4. Figure out whether you need to increase cash flow. Relying on your credit card or line of credit to make ends meet? These are signs you need to free up more cash flow.

5. Cut spending where you need to. Overspending can result from either covering unnecessary expenses or paying for expenses at inopportune times. Cut overspending to increase cash flow.

6. Speed up your accounts receivable. Whether you’re waiting on invoice payments from clients or deposits from payment processors, the faster you get money in your pocket, the more cash flow you’ll have.

7. Rinse and repeat. Make analyzing your statements a regular part of your back office routine. The more you do it, the better you’ll get at spotting opportunities to increase cash flow—and nip shortages in the bud.

By “paying yourself” first, it ensures that your financial results are based on having enough cash on hand before you pay any expenses.

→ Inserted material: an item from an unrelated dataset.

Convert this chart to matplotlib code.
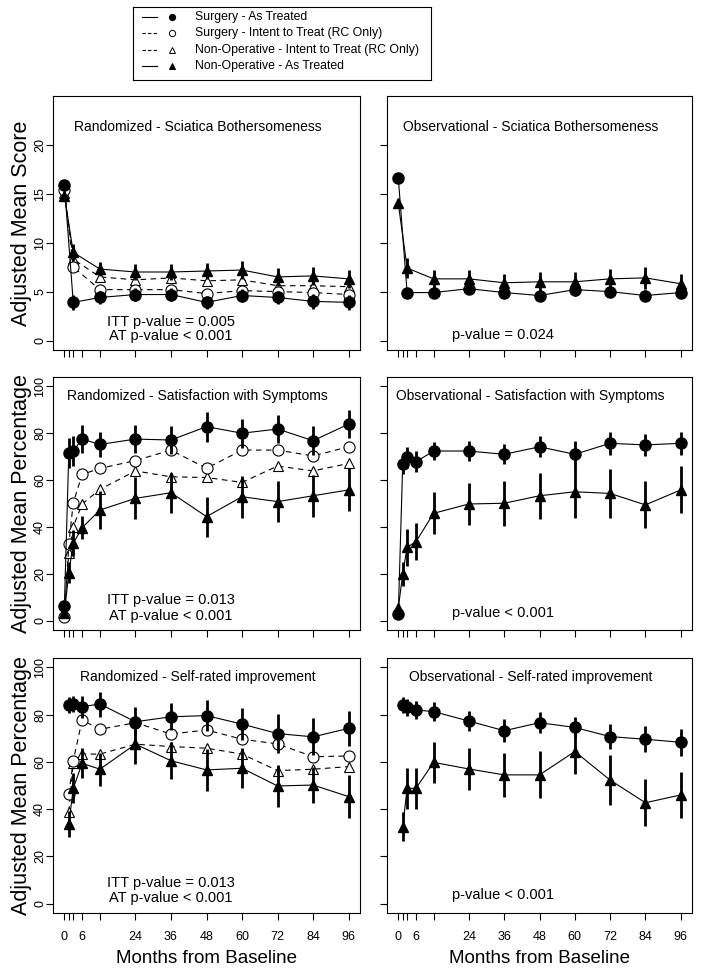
import matplotlib
matplotlib.use("Agg")
import matplotlib.pyplot as plt

plt.rcParams["font.family"] = ["Liberation Sans", "DejaVu Sans"]

# ── time points (months) ─────────────────────────────────────────────────────
MONTHS_SCI = [0, 3, 12, 24, 36, 48, 60, 72, 84, 96]
MONTHS_SAT = [0, 1.5, 3, 6, 12, 24, 36, 48, 60, 72, 84, 96]
MONTHS_IMP = [1.5, 3, 6, 12, 24, 36, 48, 60, 72, 84, 96]

XTICKS = [0, 1.5, 3, 6, 12, 24, 36, 48, 60, 72, 84, 96]
XTICK_LABELS = ["0", "", "", "6", "", "24", "36", "48", "60", "72", "84", "96"]

# ── randomized cohort: sciatica bothersomeness ──────────────────────────────
rs_surg_at = [15.9, 3.9, 4.4, 4.7, 4.7, 3.9, 4.6, 4.4, 4.0, 3.9]
rs_surg_at_err = [0.4, 0.8, 0.7, 0.7, 0.7, 0.7, 0.7, 0.7, 0.8, 0.8]
rs_surg_itt = [15.4, 7.5, 5.2, 5.2, 5.2, 4.8, 5.1, 5.0, 4.9, 4.7]
rs_nonop_itt = [15.1, 8.3, 6.5, 6.2, 6.4, 6.1, 6.2, 5.6, 5.6, 5.5]
rs_nonop_at = [14.8, 9.0, 7.3, 7.0, 7.0, 7.1, 7.2, 6.5, 6.6, 6.3]
rs_nonop_at_err = [0.4, 0.9, 0.7, 0.8, 0.8, 0.8, 0.9, 0.9, 0.9, 0.9]

# ── observational cohort: sciatica bothersomeness ───────────────────────────
os_surg = [16.6, 4.9, 4.9, 5.3, 4.9, 4.6, 5.2, 5.0, 4.6, 4.9]
os_surg_err = [0.3, 0.5, 0.5, 0.5, 0.5, 0.6, 0.6, 0.6, 0.6, 0.6]
os_nonop = [14.0, 7.4, 6.3, 6.3, 5.9, 6.0, 6.0, 6.3, 6.4, 5.8]
os_nonop_err = [0.5, 1.0, 0.9, 0.9, 0.9, 1.0, 1.0, 1.0, 1.1, 1.0]

# ── randomized cohort: satisfaction with symptoms ───────────────────────────
rsat_surg_at = [6.2, 71.7, 72.4, 77.5, 75.2, 77.5, 77.1, 82.8, 80.0, 81.8, 76.8, 83.9]
rsat_surg_at_err = [2.5, 6.4, 6.4, 6.0, 5.5, 6.0, 6.0, 6.4, 6.2, 6.0, 6.3, 6.0]
rsat_surg_itt = [1.7, 32.6, 50.3, 62.4, 65.0, 68.3, 72.8, 65.0, 72.8, 72.8, 70.3, 74.2]
rsat_nonop_itt = [3.8, 29.0, 40.1, 49.8, 56.0, 63.9, 61.4, 61.1, 59.0, 66.0, 63.9, 67.1]
rsat_nonop_at = [3.1, 20.5, 33.0, 39.7, 47.2, 52.2, 54.6, 44.4, 52.9, 50.8, 53.3, 55.8]
rsat_nonop_at_err = [2.0, 4.5, 5.5, 5.0, 8.2, 8.9, 8.6, 8.5, 8.9, 8.7, 8.9, 9.2]

# ── observational cohort: satisfaction with symptoms ────────────────────────
osat_surg = [2.8, 66.8, 69.7, 67.8, 72.4, 72.4, 71.0, 74.2, 71.0, 75.7, 75.0, 75.7]
osat_surg_err = [1.5, 4.0, 4.5, 4.5, 4.0, 4.3, 4.3, 4.5, 5.5, 4.8, 4.8, 4.8]
osat_nonop = [5.3, 19.9, 31.3, 33.7, 45.8, 49.8, 50.1, 53.3, 55.0, 54.3, 49.4, 55.8]
osat_nonop_err = [2.0, 5.3, 7.8, 8.0, 9.0, 9.1, 9.5, 9.8, 11.0, 10.5, 10.0, 10.0]

# ── randomized cohort: self-rated improvement ───────────────────────────────
rimp_surg_at = [84.1, 84.5, 83.4, 84.5, 77.0, 79.1, 79.6, 76.0, 72.0, 70.6, 74.2]
rimp_surg_at_err = [3.2, 3.2, 4.6, 5.3, 6.2, 5.8, 6.7, 6.9, 8.1, 7.8, 7.4]
rimp_surg_itt = [46.4, 60.5, 77.7, 73.8, 76.6, 71.8, 73.5, 69.6, 67.6, 62.2, 62.5]
rimp_nonop_itt = [38.9, 59.5, 63.3, 63.3, 67.5, 66.5, 65.8, 63.3, 56.3, 56.9, 58.0]
rimp_nonop_at = [33.7, 48.8, 59.4, 56.9, 67.5, 60.5, 56.6, 57.3, 49.8, 50.2, 45.3]
rimp_nonop_at_err = [5.3, 6.4, 6.4, 7.0, 8.5, 7.8, 8.8, 8.5, 8.8, 7.8, 9.2]

# ── observational cohort: self-rated improvement ────────────────────────────
oimp_surg = [84.1, 83.1, 82.0, 81.3, 77.3, 73.2, 76.6, 74.6, 70.7, 69.6, 68.3]
oimp_surg_err = [3.5, 3.5, 3.8, 4.0, 4.4, 4.8, 4.5, 4.5, 5.2, 5.4, 5.6]
oimp_nonop = [32.6, 48.8, 48.8, 59.8, 57.0, 54.5, 54.5, 64.4, 52.3, 42.7, 46.0]
oimp_nonop_err = [6.1, 8.8, 8.8, 8.8, 9.0, 9.3, 10.0, 9.5, 10.6, 9.9, 9.9]

LEGEND_LABELS = [
    "Surgery - As Treated",
    "Surgery - Intent to Treat (RC Only)",
    "Non-Operative - Intent to Treat (RC Only)",
    "Non-Operative - As Treated",
]


def at_series(ax, x, y, err, marker):
    ms = 8 if marker == "o" else 7.2
    ax.vlines(x, [a - e for a, e in zip(y, err)], [a + e for a, e in zip(y, err)],
              color="black", linewidth=2.0, zorder=3)
    ax.plot(x, y, color="black", linewidth=0.8, marker=marker, markersize=ms,
            markerfacecolor="black", markeredgecolor="black", zorder=4)


def itt_series(ax, x, y, marker, ms):
    ax.plot(x, y, color="black", linewidth=0.8, linestyle=(0, (5, 4)),
            marker=marker, markersize=ms, markerfacecolor="white",
            markeredgecolor="black", markeredgewidth=0.8, zorder=2)


def setup(ax, ylim, yticks, ylabel=None, xlabel=False):
    ax.set_xlim(-3.84, 99.84)
    ax.set_ylim(*ylim)
    ax.set_xticks(XTICKS)
    ax.set_xticklabels(XTICK_LABELS if xlabel else [""] * len(XTICKS))
    ax.set_yticks(yticks)
    if ylabel:
        ax.set_yticklabels([str(t) for t in yticks], rotation=90, va="center")
        ax.set_ylabel(ylabel, fontsize=15.5)
        ax.yaxis.set_label_coords(-0.07, 0.5)
    else:
        ax.set_yticklabels([""] * len(yticks))
    if xlabel:
        ax.set_xlabel("Months from Baseline", fontsize=13.5)
        ax.xaxis.set_label_coords(0.5, -0.145)
    ax.tick_params(direction="out", length=5, width=0.8, labelsize=9)
    ax.tick_params(axis="y", pad=0)
    ax.tick_params(axis="x", pad=8)
    for sp in ax.spines.values():
        sp.set_linewidth(0.8)


fig = plt.figure(figsize=(7.01, 9.72), dpi=100)
W, H = 701.0, 972.0
cols = [(53, 307), (387, 305)]
rows = [(96, 254), (377, 253), (658, 255)]
axes = [[fig.add_axes([c[0] / W, 1 - (r[0] + r[1]) / H, c[1] / W, r[1] / H])
         for c in cols] for r in rows]

sci_lim, sci_ticks = (-0.96, 24.96), [0, 5, 10, 15, 20]
pct_lim, pct_ticks = (-4, 104), [0, 20, 40, 60, 80, 100]

# ── row 1: sciatica bothersomeness ──────────────────────────────────────────
ax = axes[0][0]
itt_series(ax, MONTHS_SCI, rs_nonop_itt, "^", 6.8)
itt_series(ax, MONTHS_SCI, rs_surg_itt, "o", 8)
at_series(ax, MONTHS_SCI, rs_nonop_at, rs_nonop_at_err, "^")
at_series(ax, MONTHS_SCI, rs_surg_at, rs_surg_at_err, "o")
setup(ax, sci_lim, sci_ticks, ylabel="Adjusted Mean Score")
ax.text(45, 21.8, "Randomized - Sciatica Bothersomeness", ha="center", va="center", fontsize=10)
ax.text(36, 1.9, "ITT p-value = 0.005", ha="center", va="center", fontsize=10.5)
ax.text(36, 0.5, "AT p-value < 0.001", ha="center", va="center", fontsize=10.5)

ax = axes[0][1]
at_series(ax, MONTHS_SCI, os_nonop, os_nonop_err, "^")
at_series(ax, MONTHS_SCI, os_surg, os_surg_err, "o")
setup(ax, sci_lim, sci_ticks)
ax.text(45, 21.8, "Observational - Sciatica Bothersomeness", ha="center", va="center", fontsize=10)
ax.text(35.6, 0.6, "p-value = 0.024", ha="center", va="center", fontsize=10.5)

# ── row 2: satisfaction with symptoms ───────────────────────────────────────
ax = axes[1][0]
itt_series(ax, MONTHS_SAT, rsat_nonop_itt, "^", 6.8)
itt_series(ax, MONTHS_SAT, rsat_surg_itt, "o", 8)
at_series(ax, MONTHS_SAT, rsat_nonop_at, rsat_nonop_at_err, "^")
at_series(ax, MONTHS_SAT, rsat_surg_at, rsat_surg_at_err, "o")
setup(ax, pct_lim, pct_ticks, ylabel="Adjusted Mean Percentage")
ax.text(45, 96, "Randomized - Satisfaction with Symptoms", ha="center", va="center", fontsize=10)
ax.text(36, 8.8, "ITT p-value = 0.013", ha="center", va="center", fontsize=10.5)
ax.text(36, 1.9, "AT p-value < 0.001", ha="center", va="center", fontsize=10.5)

ax = axes[1][1]
at_series(ax, MONTHS_SAT, osat_nonop, osat_nonop_err, "^")
at_series(ax, MONTHS_SAT, osat_surg, osat_surg_err, "o")
setup(ax, pct_lim, pct_ticks)
ax.text(45, 96, "Observational - Satisfaction with Symptoms", ha="center", va="center", fontsize=10)
ax.text(35.6, 3.1, "p-value < 0.001", ha="center", va="center", fontsize=10.5)

# ── row 3: self-rated improvement ───────────────────────────────────────────
ax = axes[2][0]
itt_series(ax, MONTHS_IMP, rimp_nonop_itt, "^", 6.8)
itt_series(ax, MONTHS_IMP, rimp_surg_itt, "o", 8)
at_series(ax, MONTHS_IMP, rimp_nonop_at, rimp_nonop_at_err, "^")
at_series(ax, MONTHS_IMP, rimp_surg_at, rimp_surg_at_err, "o")
setup(ax, pct_lim, pct_ticks, ylabel="Adjusted Mean Percentage", xlabel=True)
ax.text(45, 96, "Randomized - Self-rated improvement", ha="center", va="center", fontsize=10)
ax.text(36, 8.6, "ITT p-value = 0.013", ha="center", va="center", fontsize=10.5)
ax.text(36, 2.2, "AT p-value < 0.001", ha="center", va="center", fontsize=10.5)

ax = axes[2][1]
at_series(ax, MONTHS_IMP, oimp_nonop, oimp_nonop_err, "^")
at_series(ax, MONTHS_IMP, oimp_surg, oimp_surg_err, "o")
setup(ax, pct_lim, pct_ticks, xlabel=True)
ax.text(45, 96, "Observational - Self-rated improvement", ha="center", va="center", fontsize=10)
ax.text(35.6, 3.6, "p-value < 0.001", ha="center", va="center", fontsize=10.5)

# ── legend box (drawn by hand, R-style: line, gap, marker, text) ─────────────
lax = fig.add_axes([133 / W, 1 - 80 / H, 298 / W, 73 / H])
lax.set_xlim(0, 298)
lax.set_ylim(73, 0)
lax.set_xticks([])
lax.set_yticks([])
for sp in lax.spines.values():
    sp.set_linewidth(0.8)
leg_styles = [("-", "o", "black"), ((0, (3, 2)), "o", "white"),
              ((0, (3, 2)), "^", "white"), ("-", "^", "black")]
for i, (label, (ls, mk, fc)) in enumerate(zip(LEGEND_LABELS, leg_styles)):
    yy = 10 + 16.3 * i
    lax.plot([9, 24], [yy, yy], color="black", linewidth=0.8, linestyle=ls)
    lax.plot([39], [yy], marker=mk, markersize=4.5, markerfacecolor=fc,
             markeredgecolor="black", markeredgewidth=0.7, linestyle="none")
    lax.text(62, yy, label, ha="left", va="center", fontsize=8.8)

fig.savefig("out.png", dpi=100)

The Relationship Between Cash Flow and Profit

Here’s the truth: Making profit generates cash flow. However, entrepreneurs commonly confuse cash flow with profitability. The two are not the same, but the best way we’ve found to illustrate that is by implementing Profit First into your business.

Mike Michalowicz’s “Profit First” model changes the Revenue – Expenses = Profit expression of traditional GAAP accounting into Sales – Profit = Expenses. While this is not an official figure to report on any of your financial statements, it’s an excellent cash flow management mindset that helps business owners prioritize their personal and business savings so that operating expenses, expansion, taxes, and personal income are always being paid.

By “paying yourself” first, it ensures that your financial results are based on having enough cash on hand before you pay any expenses. Thereby simplifying cash flow inside and outside your business.